The Legislature instead passed a 1 percentage point increase to the state’s sales tax rate to generate $933 million in new revenue, which was the last time the state passed a general tax increase.
The public backlash against the income tax proposal championed by then-Gov. Don Sundquist, a Republican, joined by Democratic leadership in the Legislature, led several supporters to retire from office or to their defeat in re-election campaigns.
Republicans, who now hold supermajorities in both chambers of the Legislature, have since voted to phase out the state’s inheritance and gift taxes, and are also taking aim at reducing or eliminating the Hall tax on interest from bonds and notes and dividends from stocks.
The Standard & Poor’s analysis shows that Tennessee’s tax revenue grew an average of 9 percent between 1950 and 1979. It then dropped to 8.2 percent in the 1980s, 5.9 percent in the 1990s and down to 3.8 percent in the 2000s. Since 2009, the average annual growth rate has rebounded slightly to 4.3 percent.
Meanwhile, the study suggests that the gains flowing to the top 1 percent come at a broader cost to society.
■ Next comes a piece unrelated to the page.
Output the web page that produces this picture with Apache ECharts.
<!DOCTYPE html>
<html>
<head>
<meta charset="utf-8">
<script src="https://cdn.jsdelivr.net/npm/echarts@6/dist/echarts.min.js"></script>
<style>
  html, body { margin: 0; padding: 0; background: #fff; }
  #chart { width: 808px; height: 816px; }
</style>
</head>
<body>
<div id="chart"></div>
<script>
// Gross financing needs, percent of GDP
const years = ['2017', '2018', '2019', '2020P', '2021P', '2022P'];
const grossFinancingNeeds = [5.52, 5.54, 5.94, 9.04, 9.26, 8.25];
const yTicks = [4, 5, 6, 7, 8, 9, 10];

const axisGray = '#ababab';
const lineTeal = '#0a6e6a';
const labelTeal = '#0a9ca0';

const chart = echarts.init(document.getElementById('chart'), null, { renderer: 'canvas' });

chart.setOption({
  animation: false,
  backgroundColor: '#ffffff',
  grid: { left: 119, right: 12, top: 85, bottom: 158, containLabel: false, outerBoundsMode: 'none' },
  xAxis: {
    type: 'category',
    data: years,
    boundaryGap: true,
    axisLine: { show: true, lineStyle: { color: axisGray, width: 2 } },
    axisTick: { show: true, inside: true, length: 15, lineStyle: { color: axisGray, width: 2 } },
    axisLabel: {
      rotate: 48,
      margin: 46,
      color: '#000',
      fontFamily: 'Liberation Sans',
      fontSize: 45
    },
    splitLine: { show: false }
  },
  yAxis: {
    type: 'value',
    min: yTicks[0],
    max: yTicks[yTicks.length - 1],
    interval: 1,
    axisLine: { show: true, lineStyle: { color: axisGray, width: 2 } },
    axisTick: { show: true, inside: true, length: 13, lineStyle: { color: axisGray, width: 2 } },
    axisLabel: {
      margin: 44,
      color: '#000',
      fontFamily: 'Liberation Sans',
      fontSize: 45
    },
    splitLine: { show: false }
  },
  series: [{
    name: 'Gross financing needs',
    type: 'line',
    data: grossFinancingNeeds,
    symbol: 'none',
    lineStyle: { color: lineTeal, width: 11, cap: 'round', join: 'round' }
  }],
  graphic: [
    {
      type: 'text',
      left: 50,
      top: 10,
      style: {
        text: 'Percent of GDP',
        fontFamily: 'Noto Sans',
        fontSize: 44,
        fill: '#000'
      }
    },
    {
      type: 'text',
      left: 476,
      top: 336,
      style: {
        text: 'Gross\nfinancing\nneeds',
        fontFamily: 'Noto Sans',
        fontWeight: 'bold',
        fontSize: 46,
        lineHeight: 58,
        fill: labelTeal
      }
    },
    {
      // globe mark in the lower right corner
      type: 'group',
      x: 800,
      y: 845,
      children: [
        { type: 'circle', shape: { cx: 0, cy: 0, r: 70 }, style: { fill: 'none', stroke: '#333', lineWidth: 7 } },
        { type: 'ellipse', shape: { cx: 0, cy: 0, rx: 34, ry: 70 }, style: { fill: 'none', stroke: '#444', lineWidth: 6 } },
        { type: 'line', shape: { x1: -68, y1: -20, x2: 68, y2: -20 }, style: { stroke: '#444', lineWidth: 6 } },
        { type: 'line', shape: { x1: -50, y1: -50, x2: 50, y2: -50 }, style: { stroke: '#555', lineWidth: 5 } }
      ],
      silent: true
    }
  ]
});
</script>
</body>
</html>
Not only does rising inequality appear to stunt overall economic growth, but S&P links it to a slowdown in average yearly gains in state tax revenues.
Most economic activity comes from consumer spending, a key driver of growth. But consumers have become increasingly reluctant to spend as median incomes have barely increased over three decades and remain lower than they were in 2007 when the Great Recession began. Median household incomes, adjusted for inflation, were $54,045 in July, about 4.6 percent lower than they were in July 2007.
By contrast, the top 1 percent of earners has prospered for more than 30 years. Adjusted for inflation, their average incomes have nearly tripled to $1.26 million since 1979, according to the IRS. But S&P notes that wealthier individuals tend to spend less of their money, meaning that states are unlikely to see much of an increase in sales tax collections.